A história do enlatamento
No fim da década de 1790 a França estava em guerra e com imensa dificuldade para abastecer a sua população e, em especial, a Marinha e as tropas de Napoleão. Os marinheiros e os soldados recebiam carne apodrecida e a alimentação estava caindo de qualidade e não se encontrava um meio de fornecer alimentos sadios para as tropas.
No desespero de encontrar uma solução a curto prazo, as autoridades francesas anunciaram um premio no valor de 12 mil francos para qualquer pessoa que conseguisse descobrir um método de preservação de alimentos adequado para as tropas.
Trabalhando numa simples cozinha doméstica, Nicolas Appert, pasteleiro de profissão, fez uma importante descoberta, ou melhor, uma constatação já que não tinha a menor idéia do seu fundamento.
Ele verificou que os alimentos aquecidos dentro de recipientes herméticos não se estragavam posteriormente a não ser que por uma falha de vedação o ar externo penetrasse. Ao novo processo o pasteleiro “modestamente” deu o nome de “Arte de Appertização”.
Depois de terem passados 10 anos provando a eficiência da sua descoberta, Appert recebeu o prêmio de Napoleão e publicou o seu trabalho L’Art de Conserver Pendant Plusiers Années lês Substances Animales et Végetales (A Arte de Conservar Por Diversos Anos as Substâncias Animais e Vegetais).
Chamo a atenção do leitor para o fato de que mesmo depois da constatação da importância do enlatamento como processo de conservação, as causas da deterioração ainda não ficaram conhecidas. Os cientistas da época achavam que a conservação conseguida era conseqüência da “mistura mágica” do ar nos recipientes herméticos.
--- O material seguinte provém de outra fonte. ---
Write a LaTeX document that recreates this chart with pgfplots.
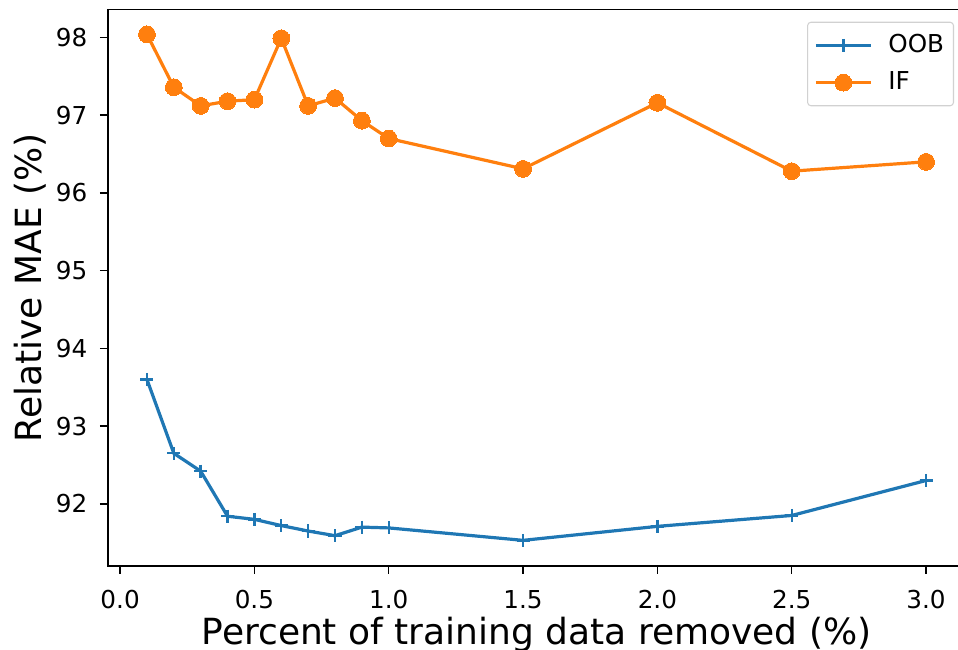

Somente 50 anos depois do uso bem-sucedido do enlatamento (estamos usando o termo “enlatamento” em sentido amplo, nele incluindo a conservação em vidros e em outros recipientes hermeticamente fechados) foi que apareceu a primeira explicação realmente científica de por que os alimentos assim embalados não se estragavam.
Appert começou a trabalhar no seu processo em 1795, e em 1810, na Inglaterra, Peter Durand patenteou recipientes de vidro e metálicos para a conservação de alimentos.
Os recipientes metálicos de então eram mal-acabados e difíceis de manusear. Ao redor do ano de 1823 foi inventada uma lata com um buraco na parte de cima, coberto por uma pequena tampa sólida. A lata com o alimento dentro era aquecida em banho-maria para a remoção do ar e a tampa em seguida era soldada.
Em 1824, Appert desenvolveu processos para conservar cerca de 50 alimentos diferentes por enlatamento. Várias dessas latas foram conseguidas pelo Museu Nacional Marítimo de Londres, em 1938 e abertas. Os alimentos contidos nessas latas provaram não serem tóxicos quando testados em animais. Desses produtos foram isoladas bactérias que estiveram “dormindo” durante 114 anos, no mínimo. Semeadas em caldo de cultura essas bactérias cresceram !
A partir de 1850 o enlatamento de alimentos entrou numa fase que pode ser chamada de industrial em virtude dos inúmeros melhoramentos que foram introduzidos.
Atualmente, há uma certa resistência – tecnicamente injustificável – em relação ao consumo de alimentos enlatados, como se o processo, secularmente aprovado, em si, seja capaz de causar algum tipo de inconveniente para o consumidor.
A indústria de alimentos no Brasil é uma das mais avançadas do mundo e desde que aprovados pelos órgãos oficiais de inspeção sanitária e obedecendo o prazo de validade, os produtos são confiáveis podendo ser ingeridos sem preocupação.
Por Luiz Octavio Pires Leal
Editor, titular da Academia Brasileira de Medicina Veterinária.